Green Tomato Pie
Hard, unripe green tomatoes may seem an unlikely ingredient for a sweet Southern pie, but once you’ve tasted this treat, you’ll understand why it has so many fans. Popular as a pie ingredient around the country, green tomatoes have a particular following in the South. From mid-August through the first frost, gardens start slowing down, and the bounty of green tomatoes tempts cooks to fry them up as a vegetable, can them as a tangy component of mincemeat, and slice and bake them in pies like this one. Not only are they treated like apples in pies, they are sometimes paired with apples as a pie filling-the two textures complementing each other nicely. To prepare the tomatoes, cut out their cores, and then slice each one very thinly crosswise. You can use vinegar in place of the lemon juice, with apple cider vinegar as first choice. Any kind except balsamic will do the job of bringing up the tangy contrast between the tomatoes and the sweet seasonings in this pie. Vanilla ice cream makes a perfect partner for this late-summer-into-fall pie.
Total Timeunder 2 hours
OccasionBuffet, Family Get-together
Dietary Considerationhalal, kosher, peanut free, soy free, vegetarian
Taste and Texturebuttery, spiced, sweet, tart
Type of Dishdessert, pie
- Pastry for a 9-inch double-crust pie (store-bought or basic Butter Pie Crust)
- 1½ cups sugar
- 2 tablespoons all-purpose flour
- ½ teaspoon ground cinnamon
- ½ teaspoon ground nutmeg
- ¼ teaspoon salt
- 4 cups very thinly sliced green tomatoes (about 3½ pounds; see headnotes)

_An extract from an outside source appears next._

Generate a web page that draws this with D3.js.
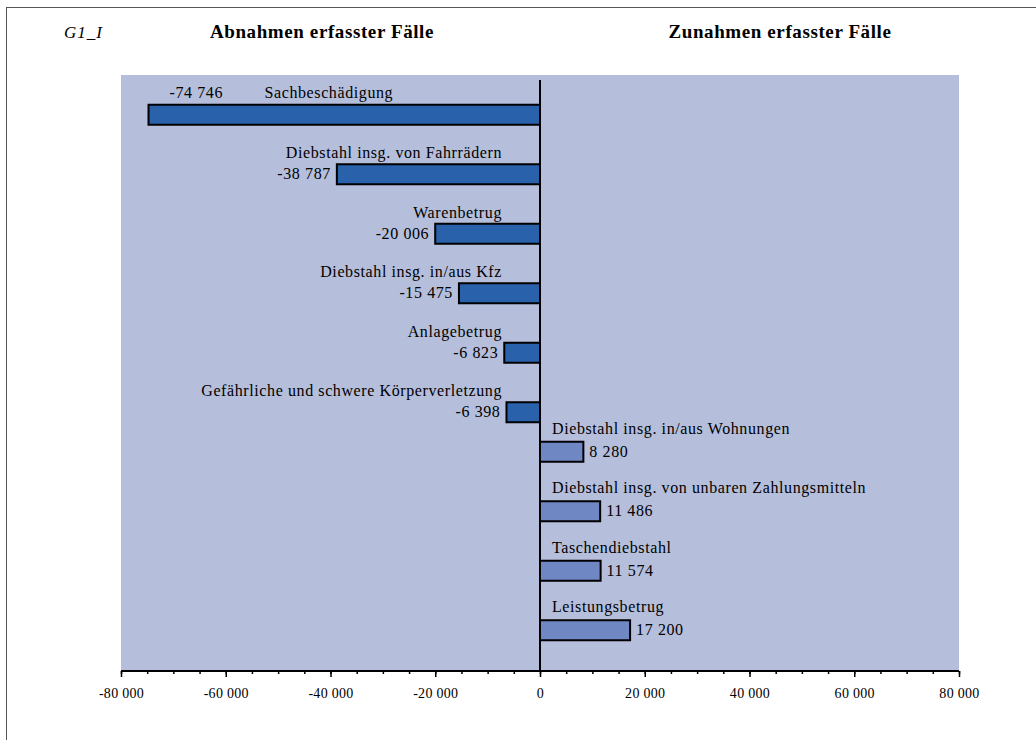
<!DOCTYPE html>
<html>
<head>
<meta charset="utf-8">
<script src="https://cdn.jsdelivr.net/npm/d3@7"></script>
<style>
  body { margin: 0; background: #fff; }
  text { font-family: "Liberation Serif", "Times New Roman", serif; fill: #000; }
</style>
</head>
<body>
<div id="chart"></div>
<script>
// categories, top to bottom
var categories = [
  "Sachbeschädigung",
  "Diebstahl insg. von Fahrrädern",
  "Warenbetrug",
  "Diebstahl insg. in/aus Kfz",
  "Anlagebetrug",
  "Gefährliche und schwere Körperverletzung",
  "Diebstahl insg. in/aus Wohnungen",
  "Diebstahl insg. von unbaren Zahlungsmitteln",
  "Taschendiebstahl",
  "Leistungsbetrug"
];
// Abnahmen (negative) and Zunahmen (positive) per category
var abnahmen = [-74746, -38787, -20006, -15475, -6823, -6398, null, null, null, null];
var zunahmen = [null, null, null, null, null, null, 8280, 11486, 11574, 17200];
var tickValues = [-80000, -60000, -40000, -20000, 0, 20000, 40000, 60000, 80000];

var W = 1036, H = 740;
var plot = {left: 121, right: 959, top: 75, bottom: 671};

var de = d3.formatLocale({decimal: ",", thousands: " ", grouping: [3], currency: ["", ""], minus: "-"});
var fmt = de.format(",d");

var svg = d3.select("#chart").append("svg")
  .attr("width", W).attr("height", H);

// outer frame
svg.append("rect")
  .attr("x", 6.5).attr("y", 7.5)
  .attr("width", W + 20).attr("height", H + 20)
  .attr("fill", "none").attr("stroke", "#555").attr("stroke-width", 1);

// headings
svg.append("text").attr("x", 64).attr("y", 38)
  .style("font-style", "italic").style("font-size", "17px")
  .style("letter-spacing", "1px").text("G1_I");
svg.append("text").attr("x", 322).attr("y", 38).attr("text-anchor", "middle")
  .style("font-weight", "bold").style("font-size", "19px")
  .style("letter-spacing", "0.6px").text("Abnahmen erfasster Fälle");
svg.append("text").attr("x", 780).attr("y", 38).attr("text-anchor", "middle")
  .style("font-weight", "bold").style("font-size", "19px")
  .style("letter-spacing", "0.6px").text("Zunahmen erfasster Fälle");

// plot background
svg.append("rect")
  .attr("x", plot.left).attr("y", plot.top)
  .attr("width", plot.right - plot.left).attr("height", plot.bottom - plot.top)
  .attr("fill", "#b5bedb");

var x = d3.scaleLinear().domain([-80000, 80000]).range([plot.left, plot.right]);
var y = d3.scaleBand().domain(categories).range([plot.top, plot.bottom - 1]);
var sub = d3.scaleBand().domain(["zu", "ab"])
  .range([y.bandwidth() / 2 - 20, y.bandwidth() / 2 + 20]);

var rows = categories.map(function(c, i) {
  return abnahmen[i] != null
    ? {cat: c, v: abnahmen[i], s: "ab"}
    : {cat: c, v: zunahmen[i], s: "zu"};
});

function barY(d) { return y(d.cat) + sub(d.s); }
function midY(d) { return barY(d) + sub.bandwidth() / 2; }

// bars
svg.selectAll("rect.bar")
  .data(rows).enter().append("rect")
  .attr("class", "bar")
  .attr("x", function(d) { return Math.min(x(0), x(d.v)); })
  .attr("y", barY)
  .attr("width", function(d) { return Math.abs(x(d.v) - x(0)); })
  .attr("height", sub.bandwidth())
  .attr("fill", function(d) { return d.s == "ab" ? "#2961aa" : "#6f88c4"; })
  .attr("stroke", "#000").attr("stroke-width", 2);

// zero line
svg.append("line")
  .attr("x1", x(0)).attr("x2", x(0))
  .attr("y1", plot.top + 5).attr("y2", plot.bottom)
  .attr("stroke", "#000").attr("stroke-width", 2);

// labels
var lab = svg.append("g").style("font-size", "16px").style("letter-spacing", "0.6px");
rows.forEach(function(d) {
  var m = midY(d);
  if (d.s == "zu") {
    lab.append("text").attr("x", x(0) + 12).attr("y", m - 18).text(d.cat);
    lab.append("text").attr("x", x(d.v) + 6).attr("y", m + 5).text(fmt(d.v));
  } else if (d.v < -50000) {
    // long bar: value and name above the bar
    lab.append("text").attr("x", x(d.v) + 21).attr("y", m - 17).text(fmt(d.v));
    lab.append("text").attr("x", x(d.v) + 116).attr("y", m - 17).text(d.cat);
  } else {
    lab.append("text").attr("x", x(0) - 38).attr("y", m - 16)
      .attr("text-anchor", "end").text(d.cat);
    lab.append("text").attr("x", x(d.v) - 6).attr("y", m + 5)
      .attr("text-anchor", "end").text(fmt(d.v));
  }
});

// x axis with minor ticks
var axisG = svg.append("g").attr("transform", "translate(0," + plot.bottom + ")");
axisG.call(d3.axisBottom(x).tickValues(d3.range(-80000, 80001, 5000))
  .tickSize(3).tickFormat(""));
axisG.selectAll(".tick line").attr("stroke-width", 1.5);
axisG.select(".domain").attr("stroke-width", 2).attr("d", "M" + plot.left + ",0H" + plot.right);

var major = svg.append("g").attr("transform", "translate(0," + plot.bottom + ")")
  .call(d3.axisBottom(x).tickValues(tickValues).tickSize(6).tickPadding(11)
    .tickFormat(fmt));
major.select(".domain").remove();
major.selectAll(".tick line").attr("stroke-width", 1.5);
major.selectAll("text")
  .attr("font-size", null).attr("font-family", null)
  .style("font-size", "14px").style("letter-spacing", "0.3px")
  .style("font-family", "Liberation Serif, Times New Roman, serif");
major.attr("font-size", 14).attr("font-family", "Liberation Serif");
</script>
</body>
</html>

- 2 tablespoons cold butter, cut into small chunks
- 2 tablespoons freshly squeezed lemon juice or 1 tablespoon vinegar
Heat the oven to 425 degrees F. Line a 9-inch pie pan with half of the crust, leaving a ½-inch overhang.
In a medium bowl, combine the sugar, flour, cinnamon, nutmeg, and salt. Use a fork or a whisk to stir everything together well. Add the thinly sliced green tomatoes and toss gently to season them evenly and well.
Transfer the seasoned tomatoes to the pie crust, and arrange them so that they are mounded up a little in the center. Scatter the small butter pieces over the top of the filling, and then sprinkle on the lemon juice.
Roll the remaining crust into a 10-inch circle. Place the top crust over the tomatoes, pressing it down gently to touch the top of the tomato filling. Trim away the extra pastry around the edges, and press the top and bottom edges together firmly. Fold up the bottom edges and crimp them, or press down on the edge with the back of a fork, sealing and decorating the pie. Cut about 8 slits around the top of the crust, so that steam can escape during baking.
Place the pie on the bottom rack of the oven. Bake for 10 minutes. Reduce the heat to 350 degrees F and bake until the pie is bubbling with sweet juices and a handsome golden brown, 40 to 50 minutes more.
Place the pie on a cooling rack or a folded kitchen towel and let cool for at least 30 minutes. Serve warm or at room temperature.